The government now says it is on track to reduce greenhouse-gas emissions by 26–28% of 2005 levels by 2030, to meet its commitment under the 2015 Paris climate agreement. Its plan includes a policy to pay farmers and businesses to restore or protect native vegetation, and a programme to encourage energy efficiency.

But commitments on such a scale — whether from Australia or other countries — are insufficient to limit warming to below 2 °C above pre-industrial levels, the goal of the agreement. And a significant portion of Australia’s planned cuts is to be achieved through accounting tricks, rather than actual emissions reductions. The government plans for around half — 367 million tonnes of greenhouse gases — to come from ‘credits’ it accumulated by surpassing its targets under the previous climate agreement, the 1997 Kyoto Protocol. That means its actual cuts will be 15% from 2005 levels. No other high-income country that has signed the Paris agreement has said it will transfer its Kyoto credits in this way — and nor should Australia.

Last week, after international outrage over his lack of leadership, Morrison switched gears. He started talking about how, as a result of the catastrophic fires, the government would focus on actions that build resilience and adaptation to extreme events, such as bush fires, heatwaves and droughts.

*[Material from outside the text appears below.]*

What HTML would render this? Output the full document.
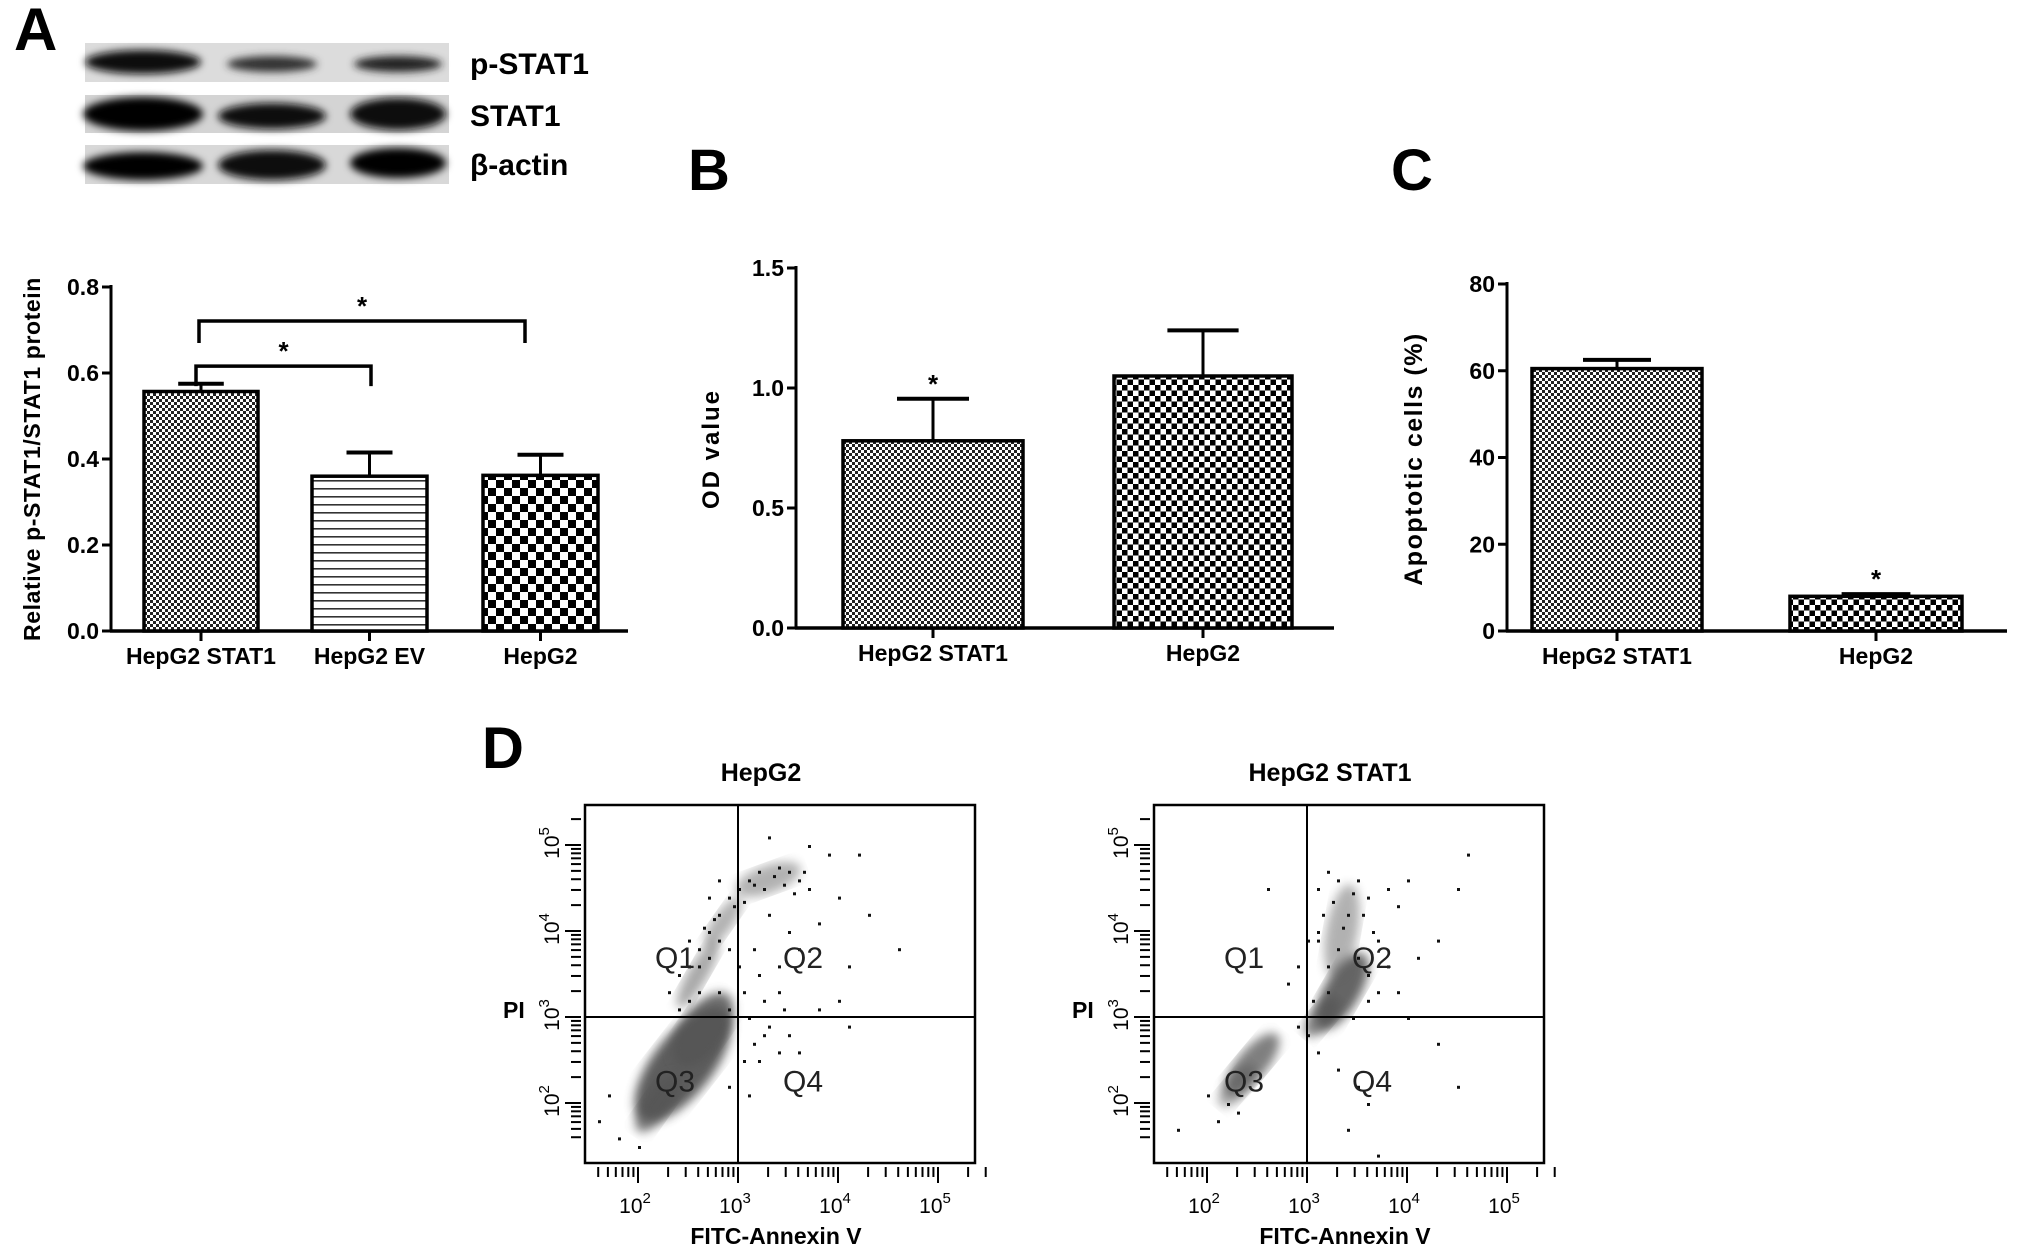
<!DOCTYPE html>
<html><head><meta charset="utf-8"><style>
html,body{margin:0;padding:0;background:#fff;}
svg{display:block;font-family:"Liberation Sans",Arial,sans-serif;font-weight:bold;}
</style></head><body>
<svg id="fig" width="2031" height="1252" viewBox="0 0 2031 1252" xmlns="http://www.w3.org/2000/svg">
<defs>
<pattern id="pFine" width="6" height="6" patternUnits="userSpaceOnUse"><rect width="6" height="6" fill="#fff"/><rect width="3" height="3" fill="#222"/><rect x="3" y="3" width="3" height="3" fill="#222"/></pattern>
<pattern id="pLines" width="6" height="8" patternUnits="userSpaceOnUse"><rect width="6" height="8" fill="#fff"/><rect y="0" width="6" height="1.6" fill="#333"/></pattern>
<pattern id="pBig" width="16" height="16" patternUnits="userSpaceOnUse"><rect width="16" height="16" fill="#fff"/><rect width="8" height="8" fill="#000"/><rect x="8" y="8" width="8" height="8" fill="#000"/></pattern>
<pattern id="pMid" width="11" height="11" patternUnits="userSpaceOnUse"><rect width="11" height="11" fill="#fff"/><rect width="5.5" height="5.5" fill="#000"/><rect x="5.5" y="5.5" width="5.5" height="5.5" fill="#000"/></pattern>
<filter id="blur" x="-20%" y="-50%" width="140%" height="200%"><feGaussianBlur stdDeviation="4"/></filter>
<filter id="blur2"><feGaussianBlur stdDeviation="5"/></filter>
</defs>

<text x="14" y="50" font-size="60">A</text>
<text x="688" y="190" font-size="58">B</text>
<text x="1391" y="190" font-size="58">C</text>
<text x="482" y="768" font-size="58">D</text>

<g id="blot">
<rect x="85" y="43" width="364" height="39" fill="#dcdcdc"/>
<rect x="85" y="95" width="364" height="38" fill="#d4d4d4"/>
<rect x="85" y="145" width="364" height="39" fill="#d8d8d8"/>
<g filter="url(#blur)">
<ellipse cx="143" cy="62" rx="58" ry="12" fill="#111"/>
<ellipse cx="272" cy="64" rx="45" ry="8" fill="#333"/>
<ellipse cx="398" cy="64" rx="44" ry="8" fill="#222"/>
<ellipse cx="143" cy="114" rx="60" ry="17" fill="#000"/>
<ellipse cx="272" cy="116" rx="54" ry="13" fill="#111"/>
<ellipse cx="398" cy="114" rx="48" ry="16" fill="#0a0a0a"/>
<ellipse cx="143" cy="166" rx="60" ry="14" fill="#000"/>
<ellipse cx="272" cy="165" rx="54" ry="15" fill="#0a0a0a"/>
<ellipse cx="398" cy="163" rx="48" ry="15" fill="#000"/>
</g>
</g>
<text x="470" y="74" font-size="30">p-STAT1</text>
<text x="470" y="126" font-size="30">STAT1</text>
<text x="470" y="175" font-size="30">β-actin</text>

<g id="chartA"></g>
<g id="chartB"></g>
<g id="chartC"></g>
<g id="flow1"></g>
<g id="flow2"></g>
</svg>
<script>
const catsA = ["HepG2 STAT1", "HepG2 EV", "HepG2"];
const valsA = [0.557, 0.360, 0.362];
const errA = [0.018, 0.055, 0.048];
const ticksA = [0.0, 0.2, 0.4, 0.6, 0.8];
const tickLabelsA = ["0.0", "0.2", "0.4", "0.6", "0.8"];

const catsB = ["HepG2 STAT1", "HepG2"];
const valsB = [0.78, 1.05];
const errB = [0.175, 0.19];
const ticksB = [0.0, 0.5, 1.0, 1.5];
const tickLabelsB = ["0.0", "0.5", "1.0", "1.5"];

const catsC = ["HepG2 STAT1", "HepG2"];
const valsC = [60.5, 8.0];
const errC = [2.0, 0.5];
const ticksC = [0, 20, 40, 60, 80];
const tickLabelsC = ["0", "20", "40", "60", "80"];

const flowDecades = [2, 3, 4, 5];
const flowDecadeLabels = ["2", "3", "4", "5"];
const hepg2Blobs = [[2.45, 2.45, 0.3, 0.8, 38, 0.95],[2.65, 2.85, 0.22, 0.5, 35, 0.85],[2.2, 2.0, 0.14, 0.4, 35, 0.75],[2.6, 3.5, 0.1, 0.45, 30, 0.5],[2.85, 4.1, 0.1, 0.35, 35, 0.45],[3.3, 4.6, 0.14, 0.4, 70, 0.45]];
const hepg2Points = [[2.6,3.8],[2.7,4.0],[2.8,4.2],[2.9,4.4],[3.0,4.5],[3.1,4.6],[3.2,4.7],[3.4,4.75],[3.5,4.7],[3.6,4.6],[3.7,4.5],[3.3,4.2],[3.5,4.0],[3.6,3.8],[3.8,4.1],[4.0,4.4],[4.3,4.2],[4.1,3.6],[3.2,3.5],[3.4,3.3],[3.1,3.0],[3.3,2.9],[3.5,2.8],[3.8,3.1],[4.0,3.2],[3.2,2.5],[3.6,2.6],[2.4,3.5],[2.5,3.2],[2.6,3.6],[2.7,4.4],[3.9,4.9],[4.2,4.9],[4.6,3.8],[4.1,2.9],[1.6,1.8],[1.8,1.6],[2.0,1.5],[2.9,2.2],[3.1,2.1],[1.7,2.1],[3.3,5.1],[3.7,5.0],[2.9,3.8],[3.0,3.6],[3.4,3.6],[2.8,4.6],[2.5,3.9],[2.6,3.3],[2.7,3.7],[2.8,3.3],[2.9,3.1],[2.8,3.9],[2.95,4.3],[3.05,4.35],[3.15,4.55],[3.25,4.5],[3.35,4.65],[3.45,4.55],[3.55,4.45],[3.65,4.7],[3.15,3.8],[3.25,3.2],[3.45,3.1],[3.05,3.3],[3.15,2.7],[3.25,2.8],[3.4,2.6],[3.05,2.5],[2.4,3.1],[2.3,3.3],[2.5,3.6],[2.65,4.05],[2.75,4.15]];
const stat1Blobs = [[2.45, 2.45, 0.15, 0.45, 40, 0.75],[2.3, 2.2, 0.12, 0.3, 40, 0.5],[3.35, 3.3, 0.18, 0.5, 30, 0.9],[3.15, 3.0, 0.12, 0.28, 40, 0.7],[3.35, 4.0, 0.16, 0.55, 10, 0.45]];
const stat1Points = [[3.1,4.5],[3.2,4.7],[3.3,4.6],[3.5,4.6],[3.6,4.4],[3.8,4.5],[3.9,4.3],[4.0,4.6],[3.4,4.2],[3.7,3.9],[3.8,3.6],[4.1,3.7],[4.3,3.9],[4.5,4.5],[2.9,3.6],[2.8,3.4],[3.0,3.9],[2.6,4.5],[4.6,4.9],[3.1,2.6],[3.3,2.4],[3.5,2.2],[3.6,2.0],[3.4,1.7],[3.7,1.4],[4.5,2.2],[4.3,2.7],[2.0,2.1],[2.1,1.8],[1.7,1.7],[2.2,2.0],[2.3,1.9],[3.0,2.8],[3.2,3.6],[3.6,3.2],[3.9,3.3],[4.0,3.0],[3.15,4.2],[3.25,4.35],[3.45,4.45],[3.55,4.2],[3.1,3.9],[3.3,3.8],[3.5,3.7],[3.6,3.5],[3.2,3.3],[3.45,3.0],[3.7,3.3],[3.05,3.2],[2.9,2.9],[3.1,4.0],[3.35,4.05],[3.65,4.0]];

const NS = "http://www.w3.org/2000/svg";
function mk(parent, tag, attrs, text) {
  const e = document.createElementNS(NS, tag);
  for (const k in attrs) e.setAttribute(k, attrs[k]);
  if (text !== undefined) e.textContent = text;
  parent.appendChild(e);
  return e;
}

function barChart(g, cfg) {
  const y = v => cfg.y0 - (v - cfg.min) / (cfg.max - cfg.min) * (cfg.y0 - cfg.yTop);
  const ax = mk(g, "line", {x1: cfg.x0, y1: cfg.yTop - 2, x2: cfg.x0, y2: cfg.y0 + 1, stroke: "#000", "stroke-width": 3});
  
  
  const bx = mk(g, "line", {x1: cfg.x0 - 1, y1: cfg.y0, x2: cfg.xEnd, y2: cfg.y0, stroke: "#000", "stroke-width": 3.5});
  
  
  cfg.ticks.forEach((t, i) => {
    const ty = y(t);
    const tl = mk(g, "line", {x1: cfg.x0 - 9, y1: ty, x2: cfg.x0, y2: ty, stroke: "#000", "stroke-width": 3});
    
    
    const lab = mk(g, "text", {x: cfg.x0 - 12, y: ty + 8, "text-anchor": "end", "font-size": cfg.tfs}, cfg.tickLabels[i]);
    
    
  });
  cfg.cats.forEach((c, i) => {
    const x1 = cfg.bx[i][0], x2 = cfg.bx[i][1], cx = (x1 + x2) / 2;
    const top = y(cfg.vals[i]), et = y(cfg.vals[i] + cfg.errs[i]);
    const el = mk(g, "line", {x1: cx, y1: top, x2: cx, y2: et, stroke: "#000", "stroke-width": 3});
    
    
    const cap = mk(g, "line", {x1: cx - (x2 - x1) * 0.2, y1: et, x2: cx + (x2 - x1) * 0.2, y2: et, stroke: "#000", "stroke-width": 4});
    
    
    const r = mk(g, "rect", {x: x1, y: top, width: x2 - x1, height: cfg.y0 - top, fill: "url(#" + cfg.pats[i] + ")", stroke: "#000", "stroke-width": 3.5});
    
    
    const tk = mk(g, "line", {x1: cx, y1: cfg.y0, x2: cx, y2: cfg.y0 + 10, stroke: "#000", "stroke-width": 3});
    
    
    const lab = mk(g, "text", {x: cx, y: cfg.y0 + 33, "text-anchor": "middle", "font-size": cfg.fs}, c);
    
    
    if (cfg.stars && cfg.stars[i]) {
      const s = mk(g, "text", {x: cx, y: et - 6, "text-anchor": "middle", "font-size": 26}, "*");
      
      
    }
  });
  const yt = mk(g, "text", {x: 0, y: 0, "text-anchor": "middle", "font-size": cfg.ttfs, "letter-spacing": cfg.ls || 0, transform: "translate(" + cfg.titleX + "," + cfg.titleY + ") rotate(-90)"}, cfg.title);
  
  
  return y;
}

const gA = document.getElementById("chartA");
const yA = barChart(gA, {x0: 111, y0: 631, yTop: 287, xEnd: 628, min: 0, max: 0.8, ticks: ticksA, tickLabels: tickLabelsA,
  cats: catsA, vals: valsA, errs: errA, bx: [[144, 258], [312, 427], [483, 598]], pats: ["pFine", "pLines", "pBig"],
  fs: 23, tfs: 23, ttfs: 23, ls: 0.6, title: "Relative p-STAT1/STAT1 protein", titleX: 40, titleY: 459});
function bracket(g, xa, xb, v, drop, name) {
  const yy = yA(v);
  const p = mk(g, "path", {d: "M" + xa + "," + (yy + drop) + " L" + xa + "," + yy + " L" + xb + "," + yy + " L" + xb + "," + (yy + drop), fill: "none", stroke: "#000", "stroke-width": 3.5});
  
  
  const s = mk(g, "text", {x: (xa + xb) / 2, y: yy - 6, "text-anchor": "middle", "font-size": 26}, "*");
  
  
}
bracket(gA, 199, 525, 0.721, 22, "bracket-stat1-vs-hepg2");
bracket(gA, 196, 371, 0.616, 20, "bracket-stat1-vs-ev");

barChart(document.getElementById("chartB"), {x0: 796, y0: 628, yTop: 268, xEnd: 1334, min: 0, max: 1.5, ticks: ticksB, tickLabels: tickLabelsB,
  cats: catsB, vals: valsB, errs: errB, bx: [[843, 1023], [1114, 1292]], pats: ["pFine", "pMid"], stars: [true, false],
  fs: 23, tfs: 23, ttfs: 24, ls: 2, title: "OD value", titleX: 719, titleY: 449});

barChart(document.getElementById("chartC"), {x0: 1507, y0: 631, yTop: 284, xEnd: 2007, min: 0, max: 80, ticks: ticksC, tickLabels: tickLabelsC,
  cats: catsC, vals: valsC, errs: errC, bx: [[1532, 1702], [1790, 1962]], pats: ["pFine", "pMid"], stars: [false, true],
  fs: 23, tfs: 23, ttfs: 25, ls: 1.5, title: "Apoptotic cells (%)", titleX: 1422, titleY: 459});

function flow(g, left, title, blobs, pts) {
  const top = 805, bottom = 1163, W = 390, right = left + W;
  const fx = v => left + 153 + (v - 3) * 100;
  const fy = v => 1017 - (v - 3) * 86;
  const t = mk(g, "text", {x: left + 176, y: 781, "text-anchor": "middle", "font-size": 25}, title);
  
  
  const clip = "clip" + left;
  const cp = mk(g, "clipPath", {id: clip});
  mk(cp, "rect", {x: left, y: top, width: W, height: bottom - top});
  const cg = mk(g, "g", {"clip-path": "url(#" + clip + ")"});
  blobs.forEach(b => {
    const e = mk(cg, "ellipse", {cx: fx(b[0]), cy: fy(b[1]), rx: b[2] * 100, ry: b[3] * 86, fill: "#555", opacity: b[5], filter: "url(#blur2)", transform: "rotate(" + b[4] + " " + fx(b[0]) + " " + fy(b[1]) + ")"});
    
    
  });
  pts.forEach(p => {
    const c = mk(cg, "rect", {x: fx(p[0]), y: fy(p[1]), width: 3, height: 3, fill: "#111"});
    
    
  });
  const box = mk(g, "rect", {x: left, y: top, width: W, height: bottom - top, fill: "none", stroke: "#000", "stroke-width": 2.5});
  
  
  const vl = mk(g, "line", {x1: fx(3), y1: top, x2: fx(3), y2: bottom, stroke: "#000", "stroke-width": 2});
  
  
  const hl = mk(g, "line", {x1: left, y1: fy(3), x2: right, y2: fy(3), stroke: "#000", "stroke-width": 2});
  
  
  [["Q1", 2.37, 3.7], ["Q2", 3.65, 3.7], ["Q3", 2.37, 2.26], ["Q4", 3.65, 2.26]].forEach(q => {
    const tq = mk(g, "text", {x: fx(q[1]), y: fy(q[2]) + 11, "text-anchor": "middle", "font-size": 30, "font-weight": "normal", fill: "#222"}, q[0]);
    
    
  });
  for (let d = 1; d <= 5; d++) {
    for (let m = 1; m <= 9; m++) {
      const v = d + Math.log10(m);
      if (v < 1.55 || v > 5.5) continue;
      const len = m === 1 ? 16 : 10;
      const xx = fx(v);
      mk(g, "line", {x1: xx, y1: bottom + 4, x2: xx, y2: bottom + 4 + len, stroke: "#000", "stroke-width": 2});
      const yy = fy(v);
      if (yy > top + 5 && yy < bottom - 3) mk(g, "line", {x1: left - 4 - len, y1: yy, x2: left - 4, y2: yy, stroke: "#000", "stroke-width": 2});
    }
  }
  flowDecades.forEach((d, i) => {
    const xl = mk(g, "text", {x: fx(d) - 3, y: bottom + 50, "text-anchor": "middle", "font-size": 21, "font-weight": "normal"});
    xl.textContent = "10";
    mk(xl, "tspan", {dy: -10, "font-size": 15}, flowDecadeLabels[i]);
    
    
    const yl = mk(g, "text", {x: 0, y: 0, "text-anchor": "middle", "font-size": 21, "font-weight": "normal", transform: "translate(" + (left - 26) + "," + (fy(d) - 2) + ") rotate(-90)"});
    yl.textContent = "10";
    mk(yl, "tspan", {dy: -10, "font-size": 15}, flowDecadeLabels[i]);
    
    
  });
  const xt = mk(g, "text", {x: left + 191, y: 1244, "text-anchor": "middle", "font-size": 23}, "FITC-Annexin V");
  
  
  const yt = mk(g, "text", {x: left - 82, y: 1018, "font-size": 23}, "PI");
  
  
}
flow(document.getElementById("flow1"), 585, "HepG2", hepg2Blobs, hepg2Points);
flow(document.getElementById("flow2"), 1154, "HepG2 STAT1", stat1Blobs, stat1Points);
</script>
</body></html>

For Australia, that’s a significant move — but it is not enough. The government has to do much more to cut its emissions, too. Just reacting to the impacts of climate change without addressing the cause is like treating people for lung cancer while continuing to let them smoke.

Australia’s tragedy is that more-extreme fires are already forecast. Centuries of greenhouse-gas emissions have locked the world into several decades of warming, even if global emissions were to drop to zero now. If the Morrison government continues its current trajectory, then the country is likely to experience even more severe droughts and fires.

The Morrison government has to make a choice: does it want Australians to live with fires that are becoming worse than those in the past but which can still be managed to some extent? Or does it want to put citizens at risk of future fire conditions that are even more catastrophic than this season’s? There can be only one answer to this question if the government accepts that its first role is always to protect its citizens and its country.

We frequently hear the argument that actions from individual countries such as Australia will, on their own, make little difference to global warming. But that is why we have global agreements. Change will come when everyone acts in concert. Australia, along with the United States, China, the European Union and others all have to play their part, leading the way on decarbonizing energy for households, industry, transport and more.

Instead of arguing with its climate researchers, Australia’s government needs to work with them to accelerate this transition, and to ensure that, as far as possible, lives and livelihoods are protected when change arrives. A country on the front lines of climate change has no other choice.